Definition of Aerobics:

Using the same large muscle group, rhythmically, for a period of 15 to 20 minutes or longer while maintaining 60-80% of your maximum heart rate.

Think of aerobic activity as being long in duration yet low in intensity. Aerobic activities include: walking, biking, jogging, swimming, aerobic classes and cross-country skiing. Anaerobic activity is short in duration and high in intensity. Anaerobic activities include: racquetball, downhill skiing, weight lifting, sprinting, softball, soccer and football.

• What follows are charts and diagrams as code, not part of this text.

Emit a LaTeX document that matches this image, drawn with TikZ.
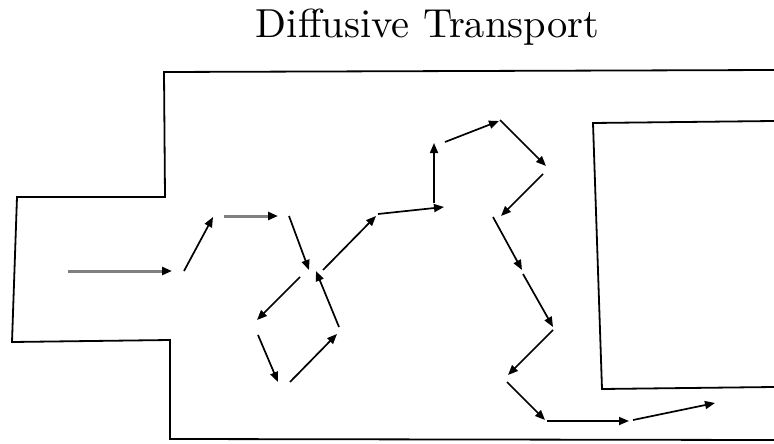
\documentclass[tikz,border=0pt]{standalone}
\usetikzlibrary{arrows.meta}
\font\titlefont="[lmroman10-regular]:mapping=tex-text" at 40.5pt
\begin{document}
\begin{tikzpicture}[x=1pt,y=-1pt,
  wall/.style={line width=1.8pt,line join=miter},
  hop/.style={line width=1.7pt,-{Triangle[length=10pt,width=8pt]}},
  hopgray/.style={line width=3pt,draw=black!50,-{Triangle[length=10pt,width=8pt,color=black]}}]
\useasboundingbox (0,0) rectangle (774,444);
\node[font=\titlefont,anchor=base,inner sep=0pt] (title) at (427.5,38) {Diffusive Transport};
% channel outline
\draw[wall] (774,70) -- (164,72) -- (165,197) -- (17,197) -- (12,342) -- (170,340) -- (170,439) -- (774,440);
% obstacle
\draw[wall] (774,121) -- (593,123) -- (602,389) -- (774,387);
% random walk
\coordinate (a1) at (68,271);   \coordinate (b1) at (172,271);
\coordinate (a2) at (184,271);  \coordinate (b2) at (213,217);
\coordinate (a3) at (224,216);  \coordinate (b3) at (278,216);
\coordinate (a4) at (289,216);  \coordinate (b4) at (309,270);
\coordinate (a5) at (300,277);  \coordinate (b5) at (257,320);
\coordinate (a6) at (258,335);  \coordinate (b6) at (278,382);
\coordinate (a7) at (290,382);  \coordinate (b7) at (337,334);
\coordinate (a8) at (339,327);  \coordinate (b8) at (316,271);
\coordinate (a9) at (323,270);  \coordinate (b9) at (376,216);
\coordinate (a10) at (378,214); \coordinate (b10) at (444,207);
\coordinate (a11) at (434,203); \coordinate (b11) at (434,143);
\coordinate (a12) at (445,142); \coordinate (b12) at (499,121);
\coordinate (a13) at (500,120); \coordinate (b13) at (546,166);
\coordinate (a14) at (543,174); \coordinate (b14) at (501,216);
\coordinate (a15) at (493,217); \coordinate (b15) at (522,270);
\coordinate (a16) at (523,274); \coordinate (b16) at (553,327);
\coordinate (a17) at (553,330); \coordinate (b17) at (508,375);
\coordinate (a18) at (507,382); \coordinate (b18) at (545,420);
\coordinate (a19) at (547,421); \coordinate (b19) at (629,421);
\coordinate (a20) at (633,420); \coordinate (b20) at (715,403);
\draw[hopgray] (a1) -- (b1);
\draw[hop] (a2) -- (b2);
\draw[hopgray] (a3) -- (b3);
\foreach \i in {4,...,20} {\draw[hop] (a\i) -- (b\i);}
\end{tikzpicture}
\end{document}
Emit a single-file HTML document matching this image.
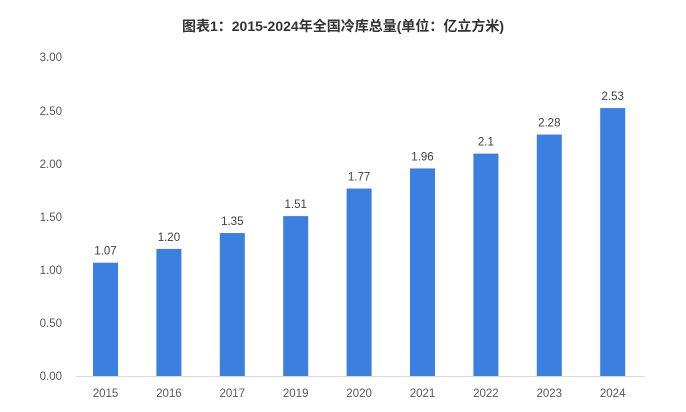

Aerobic means with air or oxygen. You should be able to carry on a short conversation while doing aerobic exercise. If you are gasping for air while talking, you are probably working anaerobically. When you work anaerobically, you will tire faster and are more likely to experience sore muscles after exercise is over.

Cardiovascular Benefits

Aerobic exercise conditions the heart and lungs by increasing the oxygen available to the body and by enabling the heart to use oxygen more efficiently. Exercise alone cannot prevent or cure heart disease. It is only one factor in a total program of risk reduction; examples of other factors are high blood pressure, cigarette smoking and high cholesterol level.

Additional Benefits of Aerobic Exercise

In addition to cardiovascular benefits, other benefits of aerobic exercise include:

  • Control of body fat. (Aerobic exercise in conjunction with strength training and a proper diet will reduce body fat.)
  • TIncreased resistance to fatigue and extra energyoned muscles and increased lean body mass
  • Decreased tension and aid in sleeping
  • Increased general stamina
  • Psychological benefits – exercise improves mood, reduces depression and anxiety.

Avoid the Aerobic Curve.

The aerobic curve occurs when you begin exercising, increase your intensity level, hit the high point and gradually decrease your intensity level. The goal when exercising aerobically is to hit your target heart rate and maintain it for the entire exercise session. This works the heart muscle more effectively and burns more calories. Think of riding a bike, running or swimming – you start, hit your pace (or target zone), then you maintain your pace until the cool down. As your heart becomes conditioned, you will have to work harder to reach the target zone. Less conditioned athletes will reach their target zones quickly because their heart muscle isn’t used to the workload.



Aerobic Classes (step, hi/low, slide, interval etc…)

In an aerobic class, you can do moves in low intensity or high intensity. The level of intensity depends upon how high you bring your arms (not whether the class is low impact or high impact). Aerobic instructors should show class members how to do moves in high or low intensity. Participants should choose their own level of intensity dependent upon their level of fitness and how frequently they exercise.

If you are too tired to continue exercising in an aerobic class, march in place for a while until you can resume exercising. IT IS NOT OK to stop in the middle of an aerobic class because your body is sending extra blood to the muscles. Stopping suddenly can lead to muscle cramping and dizziness (this is why all aerobic classes have a cool down at the end of the aerobic section).

Exercise Frequency

Cardiovascular fitness is an ongoing process and requires consistent reinforcement. To maintain your current level of fitness you should do aerobic exercise at least 3 times a week. To increase your level of fitness, try exercising 4 to 5 times per week.